When did you grow old?


When I used to study for exams in med school, I remember sitting in the library and I used to like listening to music. One band I really liked at the time (and still now) was Placebo. They had one song, “Every You Every Me” that I listened to on and on and on. In fact, one day I was studying in the library and I listened to that one song, on repeat, I think virtually the whole day. I was sitting at a desk, having to stop myself from shaking my legs from the energy. And I did study, I didn’t fail anything anyway.

On Sunday 12 September I was in a “fun run”. Now we all know what that means for anyone who actually likes to push themselves – pain. And by 11km, I was in some. There was a bunch of young guys, I reckon even still teenagers, and they had Hawaiian shirts on. They overtook me. They were coasting and I was pushing. Now, I started to listen to a song, not quite Placebo, but Ben Harper, a particular song, “Amen Omen”. And I got into a rhythm. And I caught up and overtook them and stayed in front – at least for a while. I know, “fun run”. But you know, gotta have a go, right?

The point I make is, when did I get old? Was it when I dislocated my right shoulder and couldn’t really serve properly in tennis? Was it when my hairline started receding and my nose hairs began to turn grey? Was it when I first felt betrayed and let down? Was it when people died around me?

No, I became old when I let myself.

Now, there are many virtues to growing old, approaching a sense of “wholeness”. For a man, perhaps getting in touch with the feminine components of oneself. Feelings, understanding. There are many virtues. Forgetting ego for me has been one. I ain’t no James Bond and I never will be – that’s fine. Reluctantly, I get it.

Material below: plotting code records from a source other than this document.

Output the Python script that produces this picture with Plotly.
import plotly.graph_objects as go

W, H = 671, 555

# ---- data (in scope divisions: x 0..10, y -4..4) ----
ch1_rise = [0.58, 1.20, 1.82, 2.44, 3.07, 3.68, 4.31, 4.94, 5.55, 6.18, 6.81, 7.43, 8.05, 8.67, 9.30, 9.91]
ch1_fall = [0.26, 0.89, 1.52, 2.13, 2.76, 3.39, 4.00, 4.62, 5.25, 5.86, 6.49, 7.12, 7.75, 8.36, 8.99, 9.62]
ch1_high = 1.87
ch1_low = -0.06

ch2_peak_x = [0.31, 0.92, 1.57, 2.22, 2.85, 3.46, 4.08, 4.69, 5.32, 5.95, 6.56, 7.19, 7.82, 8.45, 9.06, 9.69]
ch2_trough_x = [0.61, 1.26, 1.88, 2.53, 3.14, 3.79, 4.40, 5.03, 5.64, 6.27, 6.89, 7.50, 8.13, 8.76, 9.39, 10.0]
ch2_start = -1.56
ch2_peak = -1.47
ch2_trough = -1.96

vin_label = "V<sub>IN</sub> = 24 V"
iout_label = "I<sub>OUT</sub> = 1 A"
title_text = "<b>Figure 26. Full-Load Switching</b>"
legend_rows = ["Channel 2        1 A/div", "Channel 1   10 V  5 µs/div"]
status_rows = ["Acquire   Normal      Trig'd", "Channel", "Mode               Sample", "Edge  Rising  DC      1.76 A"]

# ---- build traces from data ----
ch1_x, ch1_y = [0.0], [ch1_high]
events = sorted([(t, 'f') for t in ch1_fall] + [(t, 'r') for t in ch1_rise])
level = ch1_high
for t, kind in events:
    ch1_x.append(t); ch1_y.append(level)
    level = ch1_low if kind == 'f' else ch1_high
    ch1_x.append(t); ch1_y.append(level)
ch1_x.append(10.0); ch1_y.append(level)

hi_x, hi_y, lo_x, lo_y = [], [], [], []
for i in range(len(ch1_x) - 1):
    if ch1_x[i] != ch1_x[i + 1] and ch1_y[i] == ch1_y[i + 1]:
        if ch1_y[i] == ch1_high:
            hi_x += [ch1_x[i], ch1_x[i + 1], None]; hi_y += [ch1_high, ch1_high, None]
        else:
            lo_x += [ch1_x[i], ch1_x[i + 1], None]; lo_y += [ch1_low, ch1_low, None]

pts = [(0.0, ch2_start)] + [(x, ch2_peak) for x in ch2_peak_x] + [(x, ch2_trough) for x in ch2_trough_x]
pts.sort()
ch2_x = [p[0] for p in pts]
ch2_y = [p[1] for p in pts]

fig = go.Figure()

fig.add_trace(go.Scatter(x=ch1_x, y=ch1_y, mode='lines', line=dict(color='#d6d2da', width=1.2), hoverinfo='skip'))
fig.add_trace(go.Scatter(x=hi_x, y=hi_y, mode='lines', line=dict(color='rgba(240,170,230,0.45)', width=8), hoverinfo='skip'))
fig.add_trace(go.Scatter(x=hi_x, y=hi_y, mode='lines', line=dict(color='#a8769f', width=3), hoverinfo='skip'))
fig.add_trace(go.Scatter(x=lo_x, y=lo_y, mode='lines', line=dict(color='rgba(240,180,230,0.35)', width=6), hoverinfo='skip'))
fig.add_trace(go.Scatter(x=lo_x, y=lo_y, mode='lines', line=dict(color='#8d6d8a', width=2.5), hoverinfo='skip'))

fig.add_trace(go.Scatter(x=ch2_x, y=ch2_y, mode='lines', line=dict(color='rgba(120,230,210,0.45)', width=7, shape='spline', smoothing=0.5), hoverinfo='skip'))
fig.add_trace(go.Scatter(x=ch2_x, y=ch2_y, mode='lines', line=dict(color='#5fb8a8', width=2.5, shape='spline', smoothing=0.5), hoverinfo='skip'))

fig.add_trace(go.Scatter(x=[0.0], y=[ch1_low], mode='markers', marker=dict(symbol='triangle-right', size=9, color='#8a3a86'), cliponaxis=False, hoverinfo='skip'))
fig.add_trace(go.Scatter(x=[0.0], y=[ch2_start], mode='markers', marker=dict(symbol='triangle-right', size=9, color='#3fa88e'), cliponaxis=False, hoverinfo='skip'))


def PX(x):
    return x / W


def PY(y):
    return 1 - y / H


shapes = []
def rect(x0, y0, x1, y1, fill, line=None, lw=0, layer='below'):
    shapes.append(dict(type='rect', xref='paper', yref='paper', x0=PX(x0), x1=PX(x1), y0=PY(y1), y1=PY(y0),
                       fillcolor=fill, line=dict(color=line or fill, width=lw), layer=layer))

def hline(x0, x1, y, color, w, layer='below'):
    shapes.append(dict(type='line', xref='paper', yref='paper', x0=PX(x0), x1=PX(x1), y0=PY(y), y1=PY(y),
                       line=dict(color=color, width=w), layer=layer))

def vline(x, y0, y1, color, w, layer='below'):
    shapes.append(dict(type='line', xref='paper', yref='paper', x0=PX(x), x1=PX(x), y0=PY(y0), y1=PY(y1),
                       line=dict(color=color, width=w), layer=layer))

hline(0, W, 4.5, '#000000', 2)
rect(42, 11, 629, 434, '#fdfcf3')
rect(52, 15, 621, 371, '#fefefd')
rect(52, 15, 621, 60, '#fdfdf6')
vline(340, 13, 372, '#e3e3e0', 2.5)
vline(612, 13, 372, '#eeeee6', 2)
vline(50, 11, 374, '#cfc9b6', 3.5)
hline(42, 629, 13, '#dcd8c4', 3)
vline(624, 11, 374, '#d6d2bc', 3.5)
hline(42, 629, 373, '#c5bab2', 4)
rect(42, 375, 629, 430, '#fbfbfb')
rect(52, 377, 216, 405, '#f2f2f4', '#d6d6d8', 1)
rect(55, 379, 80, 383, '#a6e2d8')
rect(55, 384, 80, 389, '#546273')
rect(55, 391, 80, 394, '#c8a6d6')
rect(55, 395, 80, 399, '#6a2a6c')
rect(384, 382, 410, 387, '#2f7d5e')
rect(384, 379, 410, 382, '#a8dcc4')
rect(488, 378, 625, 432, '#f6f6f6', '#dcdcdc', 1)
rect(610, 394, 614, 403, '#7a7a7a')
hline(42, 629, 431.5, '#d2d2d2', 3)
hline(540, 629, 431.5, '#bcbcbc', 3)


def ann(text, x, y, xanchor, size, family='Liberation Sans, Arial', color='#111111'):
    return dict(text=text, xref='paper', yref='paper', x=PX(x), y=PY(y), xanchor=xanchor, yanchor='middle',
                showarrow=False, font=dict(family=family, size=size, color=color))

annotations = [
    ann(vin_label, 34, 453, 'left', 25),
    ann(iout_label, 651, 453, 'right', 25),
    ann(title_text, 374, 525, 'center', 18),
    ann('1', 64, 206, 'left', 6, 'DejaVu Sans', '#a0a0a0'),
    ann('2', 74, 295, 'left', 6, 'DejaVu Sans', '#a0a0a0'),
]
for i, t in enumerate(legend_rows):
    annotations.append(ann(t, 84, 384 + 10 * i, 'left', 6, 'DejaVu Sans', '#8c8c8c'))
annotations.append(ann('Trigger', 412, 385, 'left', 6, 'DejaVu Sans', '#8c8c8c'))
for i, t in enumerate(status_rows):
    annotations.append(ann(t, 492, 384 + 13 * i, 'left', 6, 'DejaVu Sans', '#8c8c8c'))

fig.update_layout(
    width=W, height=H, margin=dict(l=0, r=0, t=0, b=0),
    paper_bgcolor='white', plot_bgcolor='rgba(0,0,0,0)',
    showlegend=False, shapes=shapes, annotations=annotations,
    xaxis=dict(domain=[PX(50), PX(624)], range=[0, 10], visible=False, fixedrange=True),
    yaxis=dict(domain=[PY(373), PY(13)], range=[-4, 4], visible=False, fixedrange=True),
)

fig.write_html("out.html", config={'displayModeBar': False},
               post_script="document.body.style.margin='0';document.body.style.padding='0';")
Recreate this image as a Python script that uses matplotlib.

But to grow old and lose passion for life, well that’s a state of mind. And whether we like to admit it or not, to that degree, it’s a choice. It creeps up on us, writing ourselves off, slowly, day by day. Losing that “fire in the belly”.

My teenage son’s downstairs with a friend right now, shooting hoops. Every time I look at them, they’ve got a cheeky look, like they’ve been up to something I shouldn’t know about. I’m worried, but I marvel and appreciate their zest for life all the same. There seems to be so much of the world opening up for them.

Am I the same? I’m not sure. Could I be the same? Absolutely, as long as I maintain that state of mind, and don’t lose that glint.

Anyway, my daughter’s dragging me out for another run. Knee replacement – yip, maybe one day I’ll need one, but damn – for all the good times I’ve had running – it’ll be worth it.

Whether it’s music, running, cooking or whatever – never let go of what gives you a “glint” – and, whether it looks pretty or not – do it! Play hard. Forever.